An age-old debate is whether we should teach statistics not using manual calculations, but also using software such as SPSS, MINITAB, JASP etc.
While many teachers and lecturers prefer manual calculation, we believe there is a better way. We believe students gain the most valuable skills by working with real data sets, pre-processing the data, and then running the relevant statistical tests as this prepares students to conduct their own research.

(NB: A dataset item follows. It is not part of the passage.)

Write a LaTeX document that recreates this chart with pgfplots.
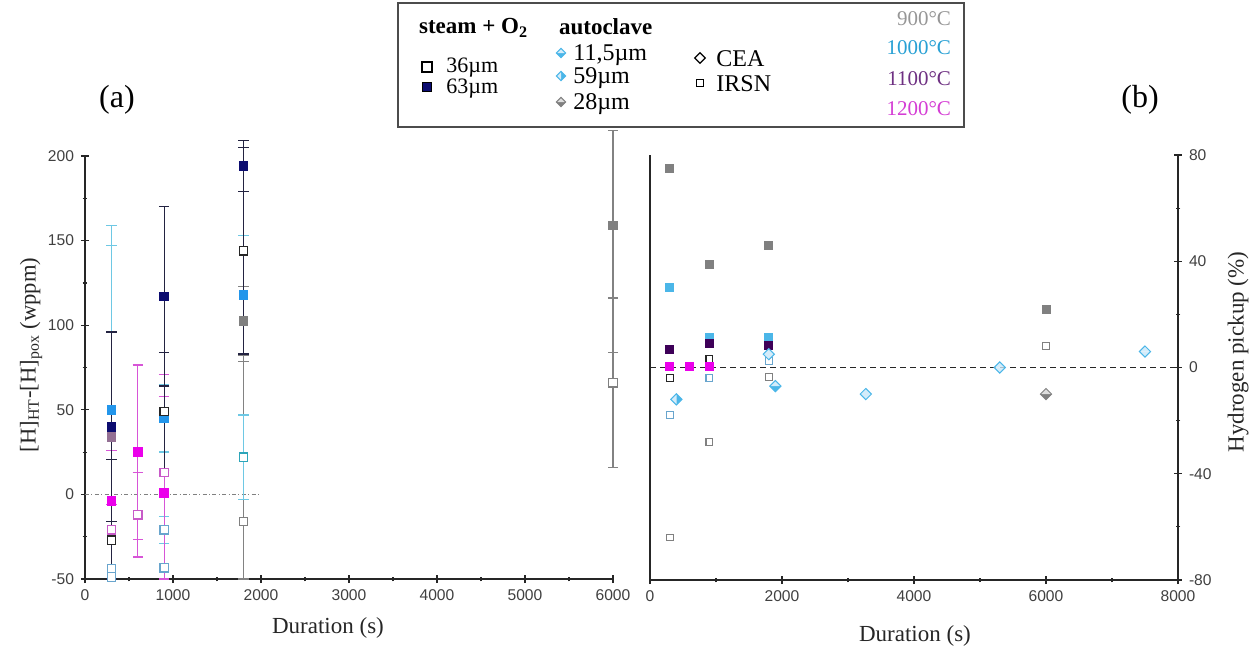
\documentclass[border=0pt]{standalone}
\usepackage{fontspec}
\setmainfont{Liberation Serif}
\newfontfamily\tickfont{Liberation Sans}
\usepackage{pgfplots}
\pgfplotsset{compat=1.18}

\definecolor{gry}{RGB}{128,128,128}
\definecolor{lb}{RGB}{35,150,235}
\definecolor{lbb}{RGB}{75,182,232}
\definecolor{nav}{RGB}{12,12,112}
\definecolor{dpur}{RGB}{62,0,88}
\definecolor{mag}{RGB}{235,0,235}
\definecolor{pnk}{RGB}{200,90,200}
\definecolor{lbo}{RGB}{105,165,205}
\definecolor{cyo}{RGB}{45,165,185}
\definecolor{cyb}{RGB}{110,200,228}
\definecolor{darkbar}{RGB}{35,35,65}
\definecolor{magbar}{RGB}{215,85,215}
\definecolor{gbar}{RGB}{130,130,130}
\definecolor{pg}{RGB}{148,112,148}
\definecolor{bpale}{RGB}{212,236,250}
\definecolor{gpale}{RGB}{222,222,222}
\definecolor{t900}{RGB}{150,150,150}
\definecolor{t1000}{RGB}{40,160,212}
\definecolor{t1100}{RGB}{110,48,130}
\definecolor{t1200}{RGB}{212,60,212}

% diamond, bottom half filled (pale top)
\pgfdeclareplotmark{dhbB}{%
  \pgfpathmoveto{\pgfqpoint{-\pgfplotmarksize}{0pt}}%
  \pgfpathlineto{\pgfqpoint{0pt}{-\pgfplotmarksize}}%
  \pgfpathlineto{\pgfqpoint{\pgfplotmarksize}{0pt}}%
  \pgfpathclose\pgfusepathqfill
  \pgfsetfillcolor{bpale}%
  \pgfpathmoveto{\pgfqpoint{-\pgfplotmarksize}{0pt}}%
  \pgfpathlineto{\pgfqpoint{0pt}{\pgfplotmarksize}}%
  \pgfpathlineto{\pgfqpoint{\pgfplotmarksize}{0pt}}%
  \pgfpathclose\pgfusepathqfill
  \pgfpathmoveto{\pgfqpoint{0pt}{\pgfplotmarksize}}%
  \pgfpathlineto{\pgfqpoint{\pgfplotmarksize}{0pt}}%
  \pgfpathlineto{\pgfqpoint{0pt}{-\pgfplotmarksize}}%
  \pgfpathlineto{\pgfqpoint{-\pgfplotmarksize}{0pt}}%
  \pgfpathclose\pgfusepathqstroke}
\pgfdeclareplotmark{dhbG}{%
  \pgfpathmoveto{\pgfqpoint{-\pgfplotmarksize}{0pt}}%
  \pgfpathlineto{\pgfqpoint{0pt}{-\pgfplotmarksize}}%
  \pgfpathlineto{\pgfqpoint{\pgfplotmarksize}{0pt}}%
  \pgfpathclose\pgfusepathqfill
  \pgfsetfillcolor{gpale}%
  \pgfpathmoveto{\pgfqpoint{-\pgfplotmarksize}{0pt}}%
  \pgfpathlineto{\pgfqpoint{0pt}{\pgfplotmarksize}}%
  \pgfpathlineto{\pgfqpoint{\pgfplotmarksize}{0pt}}%
  \pgfpathclose\pgfusepathqfill
  \pgfpathmoveto{\pgfqpoint{0pt}{\pgfplotmarksize}}%
  \pgfpathlineto{\pgfqpoint{\pgfplotmarksize}{0pt}}%
  \pgfpathlineto{\pgfqpoint{0pt}{-\pgfplotmarksize}}%
  \pgfpathlineto{\pgfqpoint{-\pgfplotmarksize}{0pt}}%
  \pgfpathclose\pgfusepathqstroke}
% diamond, right half filled
\pgfdeclareplotmark{dhrB}{%
  \pgfpathmoveto{\pgfqpoint{0pt}{\pgfplotmarksize}}%
  \pgfpathlineto{\pgfqpoint{\pgfplotmarksize}{0pt}}%
  \pgfpathlineto{\pgfqpoint{0pt}{-\pgfplotmarksize}}%
  \pgfpathclose\pgfusepathqfill
  \pgfsetfillcolor{bpale}%
  \pgfpathmoveto{\pgfqpoint{0pt}{\pgfplotmarksize}}%
  \pgfpathlineto{\pgfqpoint{-\pgfplotmarksize}{0pt}}%
  \pgfpathlineto{\pgfqpoint{0pt}{-\pgfplotmarksize}}%
  \pgfpathclose\pgfusepathqfill
  \pgfpathmoveto{\pgfqpoint{0pt}{\pgfplotmarksize}}%
  \pgfpathlineto{\pgfqpoint{\pgfplotmarksize}{0pt}}%
  \pgfpathlineto{\pgfqpoint{0pt}{-\pgfplotmarksize}}%
  \pgfpathlineto{\pgfqpoint{-\pgfplotmarksize}{0pt}}%
  \pgfpathclose\pgfusepathqstroke}
% outline diamond
\pgfdeclareplotmark{dout}{%
  \pgfpathmoveto{\pgfqpoint{0pt}{\pgfplotmarksize}}%
  \pgfpathlineto{\pgfqpoint{\pgfplotmarksize}{0pt}}%
  \pgfpathlineto{\pgfqpoint{0pt}{-\pgfplotmarksize}}%
  \pgfpathlineto{\pgfqpoint{-\pgfplotmarksize}{0pt}}%
  \pgfpathclose\pgfusepathqstroke}

\pgfplotsset{
  ebar/.style={/pgfplots/error bars/y dir=both, /pgfplots/error bars/y explicit,
    /pgfplots/error bars/error bar style={#1, line width=0.65pt, solid},
    /pgfplots/error bars/error mark options={#1, rotate=90, mark size=2.6pt, line width=0.65pt, solid}},
  fsq/.style={only marks, mark=square*, mark size=2.2pt, mark options={draw=#1, fill=#1, solid}},
  osq/.style={only marks, mark=square*, mark size=2.1pt, mark options={draw=#1, fill=white, line width=0.65pt, solid}},
  fsqb/.style={only marks, mark=square*, mark size=2.0pt, mark options={draw=#1, fill=#1, solid}},
  osqb/.style={only marks, mark=square*, mark size=1.7pt, mark options={draw=#1, fill=white, line width=0.55pt, solid}},
  myaxis/.style={scale only axis, anchor=south west, clip=false,
    tick align=outside, major tick length=4pt, minor tick length=2.4pt,
    every tick/.style={black!85, line width=0.6pt},
    tick label style={font=\tickfont\fontsize{7.8}{9}\selectfont, text=black!75},
    /pgf/number format/assume math mode=true,
    /pgf/number format/1000 sep={}},
  nolinearrows/.style={axis line style={-, line width=0.7pt, black!85},
    every inner x axis line/.append style={-}, every outer x axis line/.append style={-},
    every inner y axis line/.append style={-}, every outer y axis line/.append style={-}},
}

\begin{document}
\begin{tikzpicture}
\useasboundingbox (0,0) rectangle (629.5pt,325pt);

% ---------------- (a)
\begin{axis}[myaxis, at={(42.5pt,35.5pt)}, width=264pt, height=211.5pt,
  xmin=0, xmax=6000, ymin=-50, ymax=200,
  axis x line=bottom, axis y line=left, nolinearrows,
  xtick={0,1000,...,6000}, minor x tick num=1,
  ytick={-50,0,...,200}, minor y tick num=1]
\addplot[gray, line width=0.5pt, dash pattern=on 2pt off 1.2pt on 0.5pt off 1.2pt] coordinates {(0,0) (2000,0)};
% 900 C
\addplot[osq=gry, ebar=gbar] coordinates {(1800,-16) += (0,98) -= (0,34) (6000,66) += (0,50) -= (0,50)};
\addplot[fsq=gry, ebar=gbar] coordinates {(1800,102.7) += (0,20) -= (0,24) (6000,159) += (0,56) -= (0,75)};
% 1000 C
\addplot[osq=cyo, ebar=cyb] coordinates {(1800,22) += (0,25) -= (0,25)};
\addplot[osq=lbo, ebar=cyb] coordinates {(300,-44) += (0,191) -= (0,6) (900,-21) += (0,8) -= (0,8)};
\addplot[osq=lbo] coordinates {(300,-48.8) (900,-43.3)};
\addplot[fsq=lb, ebar=cyb] coordinates {(300,50) += (0,109) -= (0,100) (900,45) += (0,20) -= (0,20) (1800,118) += (0,35) -= (0,35)};
% 1200 C
\addplot[osq=pnk, ebar=magbar] coordinates {(300,-21) += (0,15) -= (0,29) (600,-12) += (0,25) -= (0,25) (900,13) += (0,58) -= (0,63)};
\addplot[fsq=mag, ebar=magbar] coordinates {(300,-4) += (0,30) -= (0,46) (600,25) += (0,51.5) -= (0,51.5) (900,1) += (0,57) -= (0,51)};
\addplot[fsq=pg] coordinates {(300,34)};
% steam + O2
\addplot[osq=black!85, ebar=darkbar] coordinates {(300,-27) += (0,47.5) -= (0,23) (900,49) += (0,35) -= (0,35) (1800,144) += (0,61) -= (0,61)};
\addplot[fsq=nav, ebar=darkbar] coordinates {(300,40) += (0,56) -= (0,56) (900,117) += (0,53) -= (0,53) (1800,194) += (0,15) -= (0,15)};
\end{axis}

% ---------------- (b)
\begin{axis}[myaxis, at={(325pt,35pt)}, width=264pt, height=212.5pt,
  xmin=0, xmax=8000, ymin=-80, ymax=80,
  axis x line=bottom, axis y line=right, nolinearrows,
  xtick={0,2000,...,8000}, minor x tick num=1,
  ytick={-80,-40,0,40,80}, minor y tick num=1]
\draw[black!85, line width=0.7pt] (rel axis cs:0,0) -- (rel axis cs:0,1);
\addplot[black!85, line width=0.6pt, dash pattern=on 3pt off 2pt] coordinates {(0,0) (8000,0)};
\addplot[osqb=gry] coordinates {(300,-64) (900,-28) (1800,-3.6) (6000,8)};
\addplot[osqb=black!85] coordinates {(300,-4) (900,3.3)};
\addplot[osqb=lbo] coordinates {(300,-18) (900,-4) (1800,2.4)};
\addplot[fsqb=gry] coordinates {(300,75) (900,39) (1800,46) (6000,22)};
\addplot[fsqb=lbb] coordinates {(300,30) (900,11.5) (1800,11.5)};
\addplot[fsqb=dpur] coordinates {(300,7) (900,9) (1800,8.5)};
\addplot[fsqb=mag] coordinates {(300,0.5) (600,0.5) (900,0.5)};
\addplot[only marks, mark=dhrB, mark size=2.8pt, mark options={draw=lbb, fill=lbb, line width=0.5pt}] coordinates {(400,-12) (1800,5)};
\addplot[only marks, mark=dhbB, mark size=2.8pt, mark options={draw=lbb, fill=lbb, line width=0.5pt}] coordinates {(1900,-7) (3270,-10) (5300,0) (7500,6)};
\addplot[only marks, mark=dhbG, mark size=2.8pt, mark options={draw=gry, fill=gry, line width=0.5pt}] coordinates {(6000,-10)};
\end{axis}

% ---------------- texts and key (pixel coordinates)
\begin{axis}[at={(0pt,0pt)}, anchor=south west, scale only axis, hide axis,
  width=629.5pt, height=325pt, xmin=0, xmax=1259, ymin=-650, ymax=0, clip=false]
\node[font=\fontsize{16}{18}\selectfont] at (axis cs:117,-100) {(a)};
\node[font=\fontsize{16}{18}\selectfont] at (axis cs:1140,-100) {(b)};
\node[font=\fontsize{11.5}{13}\selectfont, text=black!85] at (axis cs:328,-628) {Duration (s)};
\node[font=\fontsize{11.5}{13}\selectfont, text=black!85] at (axis cs:915,-636) {Duration (s)};
\node[font=\fontsize{11.3}{13}\selectfont, text=black!85, rotate=90] at (axis cs:31,-355) {[H]\textsubscript{HT}-[H]\textsubscript{pox} (wppm)};
\node[font=\fontsize{11.5}{13}\selectfont, text=black!85, rotate=90] at (axis cs:1238,-352) {Hydrogen pickup (\%)};
% key box
\draw[black!70, line width=1pt] (axis cs:398,-3) rectangle (axis cs:964,-127);
\node[anchor=west, font=\bfseries\fontsize{11.5}{13}\selectfont] at (axis cs:412,-28) {steam + O\textsubscript{2}};
\node[anchor=west, font=\bfseries\fontsize{11.5}{13}\selectfont] at (axis cs:552,-27) {autoclave};
\addplot[only marks, mark=square, mark size=2.3pt, mark options={draw=black, line width=1pt}] coordinates {(427,-67)};
\addplot[only marks, mark=square*, mark size=2.3pt, mark options={draw=black, fill=nav, line width=0.8pt}] coordinates {(427,-87)};
\node[anchor=west, inner sep=0pt, font=\fontsize{11}{13}\selectfont] at (axis cs:446,-68) {36µm};
\node[anchor=west, inner sep=0pt, font=\fontsize{11}{13}\selectfont] at (axis cs:446,-89) {63µm};
\addplot[only marks, mark=dhbB, mark size=2.3pt, mark options={draw=lbb, fill=lbb, line width=0.5pt}] coordinates {(561,-53)};
\addplot[only marks, mark=dhrB, mark size=2.3pt, mark options={draw=lbb, fill=lbb, line width=0.5pt}] coordinates {(561,-76)};
\addplot[only marks, mark=dhbG, mark size=2.3pt, mark options={draw=gry, fill=gry, line width=0.5pt}] coordinates {(561,-102)};
\node[anchor=west, inner sep=0pt, font=\fontsize{12}{14}\selectfont] at (axis cs:573,-55) {11,5µm};
\node[anchor=west, inner sep=0pt, font=\fontsize{12}{14}\selectfont] at (axis cs:573,-78) {59µm};
\node[anchor=west, inner sep=0pt, font=\fontsize{12}{14}\selectfont] at (axis cs:573,-104) {28µm};
\addplot[only marks, mark=dout, mark size=2.6pt, mark options={draw=black, line width=0.6pt}] coordinates {(700,-58)};
\addplot[only marks, mark=square, mark size=1.8pt, mark options={draw=black, line width=0.6pt}] coordinates {(700,-83)};
\node[anchor=west, inner sep=0pt, font=\fontsize{12}{14}\selectfont] at (axis cs:716,-59) {CEA};
\node[anchor=west, inner sep=0pt, font=\fontsize{12}{14}\selectfont] at (axis cs:716,-84) {IRSN};
\node[anchor=east, font=\fontsize{10.5}{12}\selectfont, text=t900] at (axis cs:958,-19) {900°C};
\node[anchor=east, font=\fontsize{10.5}{12}\selectfont, text=t1000] at (axis cs:958,-48) {1000°C};
\node[anchor=east, font=\fontsize{10.5}{12}\selectfont, text=t1100] at (axis cs:958,-79) {1100°C};
\node[anchor=east, font=\fontsize{10.5}{12}\selectfont, text=t1200] at (axis cs:958,-109) {1200°C};
\end{axis}
\end{tikzpicture}
\end{document}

Crucially, for experimental psychologists and behavioural scientists, it’s not just about software for statistics, but also the software for data pre-processing. The pre-processing is often the far bigger piece of work and often a more useful long term skill. In industry, far fewer roles require inferential statistics. Many more roles benefit from data processing and data visualisation skills.
Tools:
Favoured tools are Excel (pivot tables & power pivot) and R, both of which are also generally useful skills to learn. Students greatly appreciate it if the skills they learn are useful outside academia — and Excel is ubiquitous. Favoured packages for statistical analysis are JASP and SPSS.
If you’re new to Excel or R, we have some great resources on our support page to get you started.
Teaching Resources:
So, for me, best-in-class teaching takes students from the research question, to the data collection, to the data pre-processing and then finally to the statistical analysis.
We have several FREE research methods lectures (for example this webinar) with data sets that can be used in class in Gorilla Academy. We cover topics like attention, language, learning & social influence. But of course, the specific research topic is less important than the generic skills learnt. Check out an example data analysis lecture from our selective attention study.
The generic skills learnt in these Gorilla Academy lectures are:
- What raw behavioural data looks like (one row per trial)
- How to pre-process it (one row per participant)
- How to select the appropriate statistical test for the data collected
- How and when to use Excel, R, JASP
These lectures are perfect for students using Gorilla in their capstone or dissertation projects, as these lectures will teach them many of the skills they need to be successful.